### YOUR TASK:
Output a verbatim copy of the data, cut off after the line that contains "0.9839], nice=False, zero=False)".

### SOURCE EXCERPT:

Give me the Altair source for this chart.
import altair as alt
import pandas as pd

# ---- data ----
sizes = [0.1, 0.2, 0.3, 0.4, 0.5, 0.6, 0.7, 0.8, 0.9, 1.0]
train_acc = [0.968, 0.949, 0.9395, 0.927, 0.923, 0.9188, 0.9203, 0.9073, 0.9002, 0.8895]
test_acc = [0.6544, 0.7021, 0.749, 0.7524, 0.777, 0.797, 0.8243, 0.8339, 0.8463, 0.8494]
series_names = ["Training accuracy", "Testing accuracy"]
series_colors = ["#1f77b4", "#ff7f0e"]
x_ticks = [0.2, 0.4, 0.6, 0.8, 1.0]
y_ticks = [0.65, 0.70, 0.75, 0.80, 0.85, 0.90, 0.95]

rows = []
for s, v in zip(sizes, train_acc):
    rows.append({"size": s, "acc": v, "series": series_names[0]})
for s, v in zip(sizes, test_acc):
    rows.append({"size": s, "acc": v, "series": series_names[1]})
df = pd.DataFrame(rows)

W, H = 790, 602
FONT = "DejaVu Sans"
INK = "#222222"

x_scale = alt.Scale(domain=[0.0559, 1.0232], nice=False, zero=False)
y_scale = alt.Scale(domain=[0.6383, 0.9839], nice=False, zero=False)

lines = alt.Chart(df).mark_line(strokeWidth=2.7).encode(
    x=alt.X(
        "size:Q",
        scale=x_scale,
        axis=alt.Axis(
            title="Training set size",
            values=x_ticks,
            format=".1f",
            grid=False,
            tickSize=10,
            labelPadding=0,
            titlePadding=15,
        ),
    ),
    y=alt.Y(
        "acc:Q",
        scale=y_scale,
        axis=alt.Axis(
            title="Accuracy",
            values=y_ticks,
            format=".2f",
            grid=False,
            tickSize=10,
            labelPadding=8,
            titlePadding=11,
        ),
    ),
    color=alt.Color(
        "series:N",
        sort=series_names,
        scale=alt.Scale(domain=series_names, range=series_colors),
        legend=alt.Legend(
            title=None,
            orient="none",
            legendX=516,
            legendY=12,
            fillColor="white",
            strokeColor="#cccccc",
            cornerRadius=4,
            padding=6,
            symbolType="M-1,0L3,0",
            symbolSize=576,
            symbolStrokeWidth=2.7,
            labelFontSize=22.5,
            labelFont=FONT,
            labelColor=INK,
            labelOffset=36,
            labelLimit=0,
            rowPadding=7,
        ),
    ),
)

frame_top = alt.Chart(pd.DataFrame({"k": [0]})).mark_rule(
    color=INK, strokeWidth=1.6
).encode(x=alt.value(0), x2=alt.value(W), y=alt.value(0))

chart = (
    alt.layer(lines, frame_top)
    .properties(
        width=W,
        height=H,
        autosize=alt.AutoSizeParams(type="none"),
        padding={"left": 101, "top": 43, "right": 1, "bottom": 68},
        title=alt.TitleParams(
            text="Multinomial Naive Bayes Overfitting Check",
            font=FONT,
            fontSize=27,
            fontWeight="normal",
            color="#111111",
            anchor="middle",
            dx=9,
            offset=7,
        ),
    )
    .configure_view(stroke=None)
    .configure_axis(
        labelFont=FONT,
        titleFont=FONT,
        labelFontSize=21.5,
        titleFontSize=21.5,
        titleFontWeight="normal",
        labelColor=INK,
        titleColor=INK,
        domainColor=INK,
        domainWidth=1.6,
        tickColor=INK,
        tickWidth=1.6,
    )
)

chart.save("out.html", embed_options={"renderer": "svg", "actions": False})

### FULL ANSWER:
Give me the Altair source for this chart.
import altair as alt
import pandas as pd

# ---- data ----
sizes = [0.1, 0.2, 0.3, 0.4, 0.5, 0.6, 0.7, 0.8, 0.9, 1.0]
train_acc = [0.968, 0.949, 0.9395, 0.927, 0.923, 0.9188, 0.9203, 0.9073, 0.9002, 0.8895]
test_acc = [0.6544, 0.7021, 0.749, 0.7524, 0.777, 0.797, 0.8243, 0.8339, 0.8463, 0.8494]
series_names = ["Training accuracy", "Testing accuracy"]
series_colors = ["#1f77b4", "#ff7f0e"]
x_ticks = [0.2, 0.4, 0.6, 0.8, 1.0]
y_ticks = [0.65, 0.70, 0.75, 0.80, 0.85, 0.90, 0.95]

rows = []
for s, v in zip(sizes, train_acc):
    rows.append({"size": s, "acc": v, "series": series_names[0]})
for s, v in zip(sizes, test_acc):
    rows.append({"size": s, "acc": v, "series": series_names[1]})
df = pd.DataFrame(rows)

W, H = 790, 602
FONT = "DejaVu Sans"
INK = "#222222"

x_scale = alt.Scale(domain=[0.0559, 1.0232], nice=False, zero=False)
y_scale = alt.Scale(domain=[0.6383, 0.9839], nice=False, zero=False)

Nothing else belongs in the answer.